▸ AIM OF THE TASK
Starting at the line that contains "Output the Python" and stopping at the line that contains "t_start, t_step = 9.5, 0.5", copy every line exactly, both ends included, without the pictures.

▸ A block of data
╭──
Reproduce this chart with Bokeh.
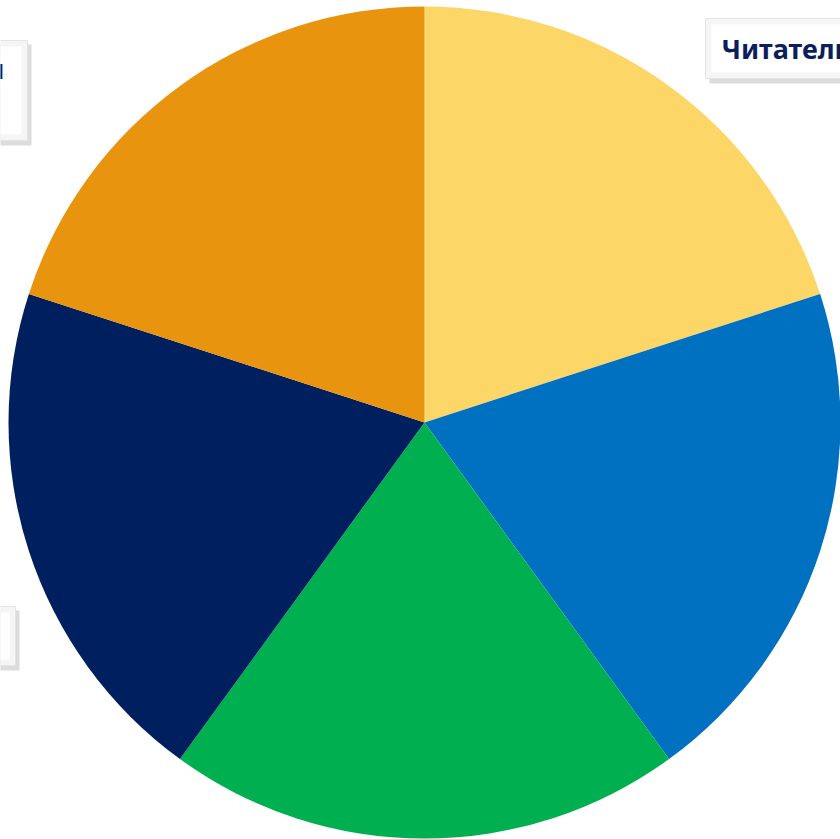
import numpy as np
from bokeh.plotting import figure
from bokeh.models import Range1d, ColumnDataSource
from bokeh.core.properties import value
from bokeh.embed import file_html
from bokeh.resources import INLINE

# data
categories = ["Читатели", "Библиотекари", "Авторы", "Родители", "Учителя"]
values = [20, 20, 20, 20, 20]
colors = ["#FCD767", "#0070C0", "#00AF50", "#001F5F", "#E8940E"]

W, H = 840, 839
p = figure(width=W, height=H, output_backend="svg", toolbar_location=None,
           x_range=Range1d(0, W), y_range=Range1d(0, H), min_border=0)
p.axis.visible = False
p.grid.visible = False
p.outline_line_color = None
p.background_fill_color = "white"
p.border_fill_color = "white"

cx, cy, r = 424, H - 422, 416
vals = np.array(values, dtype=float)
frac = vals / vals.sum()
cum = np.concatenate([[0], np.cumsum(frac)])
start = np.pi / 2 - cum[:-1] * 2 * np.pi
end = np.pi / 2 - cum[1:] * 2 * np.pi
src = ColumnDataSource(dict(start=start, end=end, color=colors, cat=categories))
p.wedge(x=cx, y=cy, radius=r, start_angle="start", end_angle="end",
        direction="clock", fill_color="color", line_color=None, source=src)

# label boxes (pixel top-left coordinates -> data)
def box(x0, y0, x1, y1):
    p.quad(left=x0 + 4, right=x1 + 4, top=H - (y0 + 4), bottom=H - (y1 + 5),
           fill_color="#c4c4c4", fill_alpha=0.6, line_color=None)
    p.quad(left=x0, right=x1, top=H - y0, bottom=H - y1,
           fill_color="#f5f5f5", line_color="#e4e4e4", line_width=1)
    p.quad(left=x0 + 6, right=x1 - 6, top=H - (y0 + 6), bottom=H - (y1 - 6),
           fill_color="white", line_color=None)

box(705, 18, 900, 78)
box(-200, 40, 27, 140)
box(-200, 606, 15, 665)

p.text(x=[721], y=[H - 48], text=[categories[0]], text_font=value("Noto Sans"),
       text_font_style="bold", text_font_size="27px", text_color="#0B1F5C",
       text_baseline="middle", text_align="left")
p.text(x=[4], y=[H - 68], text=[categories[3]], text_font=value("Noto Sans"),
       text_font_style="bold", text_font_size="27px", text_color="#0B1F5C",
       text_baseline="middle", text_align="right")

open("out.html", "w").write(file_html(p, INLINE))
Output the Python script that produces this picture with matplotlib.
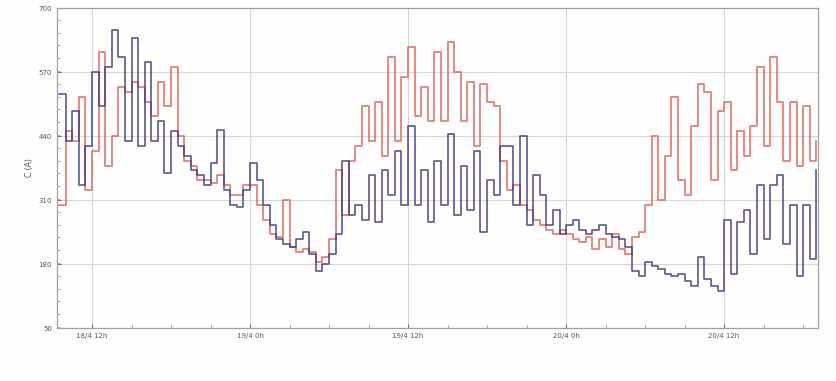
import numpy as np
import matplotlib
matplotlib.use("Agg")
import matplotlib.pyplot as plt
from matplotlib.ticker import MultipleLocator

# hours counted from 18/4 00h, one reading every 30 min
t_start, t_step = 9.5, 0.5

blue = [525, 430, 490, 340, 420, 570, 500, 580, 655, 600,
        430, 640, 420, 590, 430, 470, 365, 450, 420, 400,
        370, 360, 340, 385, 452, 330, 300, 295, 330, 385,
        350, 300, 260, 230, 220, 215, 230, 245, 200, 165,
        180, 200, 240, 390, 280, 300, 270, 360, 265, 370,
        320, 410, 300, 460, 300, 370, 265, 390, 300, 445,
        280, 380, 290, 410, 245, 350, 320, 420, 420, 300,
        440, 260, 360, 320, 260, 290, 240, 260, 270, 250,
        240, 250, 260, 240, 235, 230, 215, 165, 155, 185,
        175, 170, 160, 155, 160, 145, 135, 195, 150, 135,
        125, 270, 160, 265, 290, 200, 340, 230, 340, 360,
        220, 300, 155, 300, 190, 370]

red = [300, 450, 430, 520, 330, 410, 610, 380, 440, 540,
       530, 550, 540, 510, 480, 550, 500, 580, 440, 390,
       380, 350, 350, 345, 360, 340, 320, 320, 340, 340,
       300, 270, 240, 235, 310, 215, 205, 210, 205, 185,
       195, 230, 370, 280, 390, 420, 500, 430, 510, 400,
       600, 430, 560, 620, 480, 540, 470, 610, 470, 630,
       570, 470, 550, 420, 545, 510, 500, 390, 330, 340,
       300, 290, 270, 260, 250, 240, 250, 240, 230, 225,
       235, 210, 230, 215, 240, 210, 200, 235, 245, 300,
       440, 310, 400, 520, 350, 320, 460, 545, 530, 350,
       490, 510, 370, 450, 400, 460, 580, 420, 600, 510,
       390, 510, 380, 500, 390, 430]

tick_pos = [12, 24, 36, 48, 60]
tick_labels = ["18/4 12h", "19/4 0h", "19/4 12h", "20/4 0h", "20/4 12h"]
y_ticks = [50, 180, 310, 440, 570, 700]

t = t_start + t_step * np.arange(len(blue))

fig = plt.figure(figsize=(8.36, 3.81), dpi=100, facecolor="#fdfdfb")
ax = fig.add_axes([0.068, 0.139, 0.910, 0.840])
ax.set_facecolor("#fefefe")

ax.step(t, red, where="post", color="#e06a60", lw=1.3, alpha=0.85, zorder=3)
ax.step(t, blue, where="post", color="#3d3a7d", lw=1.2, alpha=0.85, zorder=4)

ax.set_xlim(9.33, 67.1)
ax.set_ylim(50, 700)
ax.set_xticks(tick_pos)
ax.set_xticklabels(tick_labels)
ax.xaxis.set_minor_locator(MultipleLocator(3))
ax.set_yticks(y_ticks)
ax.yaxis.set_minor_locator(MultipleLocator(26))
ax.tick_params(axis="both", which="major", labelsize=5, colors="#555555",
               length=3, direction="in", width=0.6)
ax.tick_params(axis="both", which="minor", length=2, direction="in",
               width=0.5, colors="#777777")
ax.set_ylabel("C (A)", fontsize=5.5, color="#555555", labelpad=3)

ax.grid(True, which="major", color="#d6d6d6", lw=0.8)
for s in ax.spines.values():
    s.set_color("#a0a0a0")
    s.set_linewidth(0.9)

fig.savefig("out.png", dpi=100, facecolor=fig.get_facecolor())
╰──
▸ TASK RESPONSE
Output the Python script that produces this picture with matplotlib.
import numpy as np
import matplotlib
matplotlib.use("Agg")
import matplotlib.pyplot as plt
from matplotlib.ticker import MultipleLocator

# hours counted from 18/4 00h, one reading every 30 min
t_start, t_step = 9.5, 0.5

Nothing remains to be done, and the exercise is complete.